Return the listing below exactly, with the pictures dropped.

** begin Extracted entries **

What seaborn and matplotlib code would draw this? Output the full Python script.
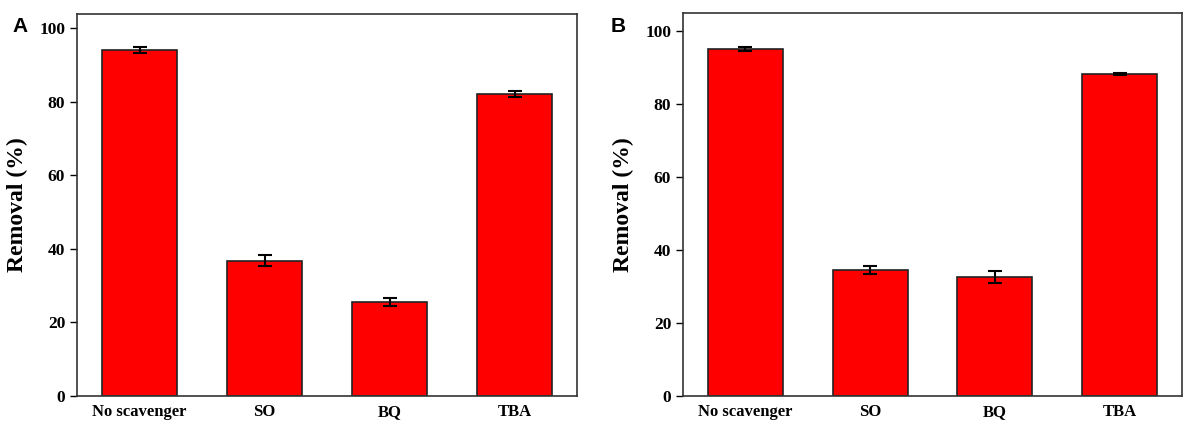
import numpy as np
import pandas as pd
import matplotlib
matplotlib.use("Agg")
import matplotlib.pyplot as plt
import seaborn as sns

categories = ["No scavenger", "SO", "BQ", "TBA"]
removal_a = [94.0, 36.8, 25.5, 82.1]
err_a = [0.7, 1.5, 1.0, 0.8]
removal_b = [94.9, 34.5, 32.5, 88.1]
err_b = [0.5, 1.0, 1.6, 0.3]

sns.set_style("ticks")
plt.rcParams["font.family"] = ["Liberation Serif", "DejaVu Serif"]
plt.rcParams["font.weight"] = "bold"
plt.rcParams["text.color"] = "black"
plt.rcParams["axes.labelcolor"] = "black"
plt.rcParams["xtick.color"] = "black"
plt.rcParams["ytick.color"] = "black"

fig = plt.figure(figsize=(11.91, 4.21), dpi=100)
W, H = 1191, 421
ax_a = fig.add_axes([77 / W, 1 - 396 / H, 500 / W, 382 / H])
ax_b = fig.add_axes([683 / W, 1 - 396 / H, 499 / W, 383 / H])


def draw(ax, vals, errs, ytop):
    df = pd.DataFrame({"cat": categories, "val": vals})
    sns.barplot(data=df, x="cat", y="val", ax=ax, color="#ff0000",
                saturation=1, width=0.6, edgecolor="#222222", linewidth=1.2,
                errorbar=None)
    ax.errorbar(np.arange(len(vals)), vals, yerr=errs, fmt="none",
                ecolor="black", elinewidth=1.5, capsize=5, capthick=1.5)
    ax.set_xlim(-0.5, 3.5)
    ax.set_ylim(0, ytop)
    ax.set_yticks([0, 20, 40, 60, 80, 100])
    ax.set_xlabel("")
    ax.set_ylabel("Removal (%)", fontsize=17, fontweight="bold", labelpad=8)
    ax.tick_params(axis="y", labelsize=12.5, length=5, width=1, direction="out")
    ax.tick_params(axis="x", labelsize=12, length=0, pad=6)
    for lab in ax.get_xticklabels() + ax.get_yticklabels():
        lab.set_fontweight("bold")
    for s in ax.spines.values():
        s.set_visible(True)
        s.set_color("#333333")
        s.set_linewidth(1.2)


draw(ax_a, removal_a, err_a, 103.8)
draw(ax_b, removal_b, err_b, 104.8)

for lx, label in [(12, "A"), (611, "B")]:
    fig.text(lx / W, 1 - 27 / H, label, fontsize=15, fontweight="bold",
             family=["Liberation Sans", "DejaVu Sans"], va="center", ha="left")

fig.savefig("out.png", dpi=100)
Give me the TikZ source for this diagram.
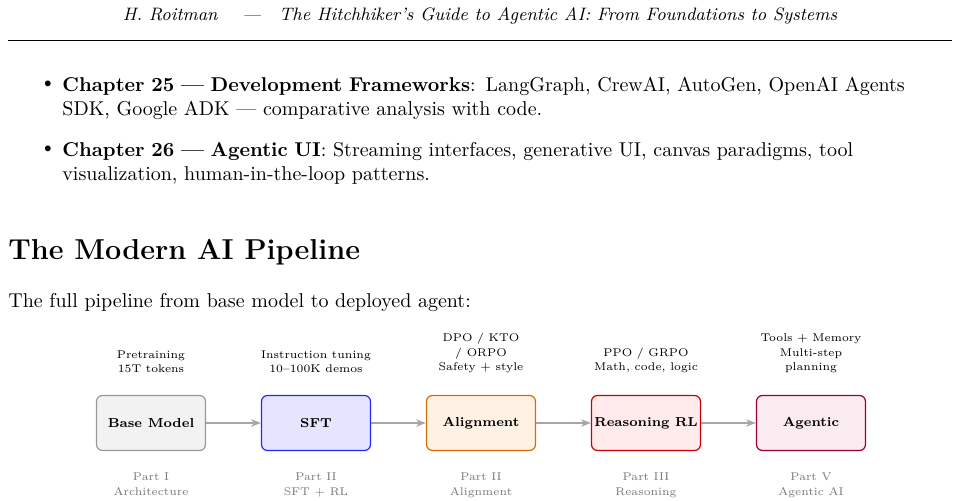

** end Extracted entries **

■ Exercise answer ■
What seaborn and matplotlib code would draw this? Output the full Python script.
import numpy as np
import pandas as pd
import matplotlib
matplotlib.use("Agg")
import matplotlib.pyplot as plt
import seaborn as sns

categories = ["No scavenger", "SO", "BQ", "TBA"]
removal_a = [94.0, 36.8, 25.5, 82.1]
err_a = [0.7, 1.5, 1.0, 0.8]
removal_b = [94.9, 34.5, 32.5, 88.1]
err_b = [0.5, 1.0, 1.6, 0.3]

sns.set_style("ticks")
plt.rcParams["font.family"] = ["Liberation Serif", "DejaVu Serif"]
plt.rcParams["font.weight"] = "bold"
plt.rcParams["text.color"] = "black"
plt.rcParams["axes.labelcolor"] = "black"
plt.rcParams["xtick.color"] = "black"
plt.rcParams["ytick.color"] = "black"

fig = plt.figure(figsize=(11.91, 4.21), dpi=100)
W, H = 1191, 421
ax_a = fig.add_axes([77 / W, 1 - 396 / H, 500 / W, 382 / H])
ax_b = fig.add_axes([683 / W, 1 - 396 / H, 499 / W, 383 / H])


def draw(ax, vals, errs, ytop):
    df = pd.DataFrame({"cat": categories, "val": vals})
    sns.barplot(data=df, x="cat", y="val", ax=ax, color="#ff0000",
                saturation=1, width=0.6, edgecolor="#222222", linewidth=1.2,
                errorbar=None)
    ax.errorbar(np.arange(len(vals)), vals, yerr=errs, fmt="none",
                ecolor="black", elinewidth=1.5, capsize=5, capthick=1.5)
    ax.set_xlim(-0.5, 3.5)
    ax.set_ylim(0, ytop)
    ax.set_yticks([0, 20, 40, 60, 80, 100])
    ax.set_xlabel("")
    ax.set_ylabel("Removal (%)", fontsize=17, fontweight="bold", labelpad=8)
    ax.tick_params(axis="y", labelsize=12.5, length=5, width=1, direction="out")
    ax.tick_params(axis="x", labelsize=12, length=0, pad=6)
    for lab in ax.get_xticklabels() + ax.get_yticklabels():
        lab.set_fontweight("bold")
    for s in ax.spines.values():
        s.set_visible(True)
        s.set_color("#333333")
        s.set_linewidth(1.2)


draw(ax_a, removal_a, err_a, 103.8)
draw(ax_b, removal_b, err_b, 104.8)

for lx, label in [(12, "A"), (611, "B")]:
    fig.text(lx / W, 1 - 27 / H, label, fontsize=15, fontweight="bold",
             family=["Liberation Sans", "DejaVu Sans"], va="center", ha="left")

fig.savefig("out.png", dpi=100)
Give me the TikZ source for this diagram.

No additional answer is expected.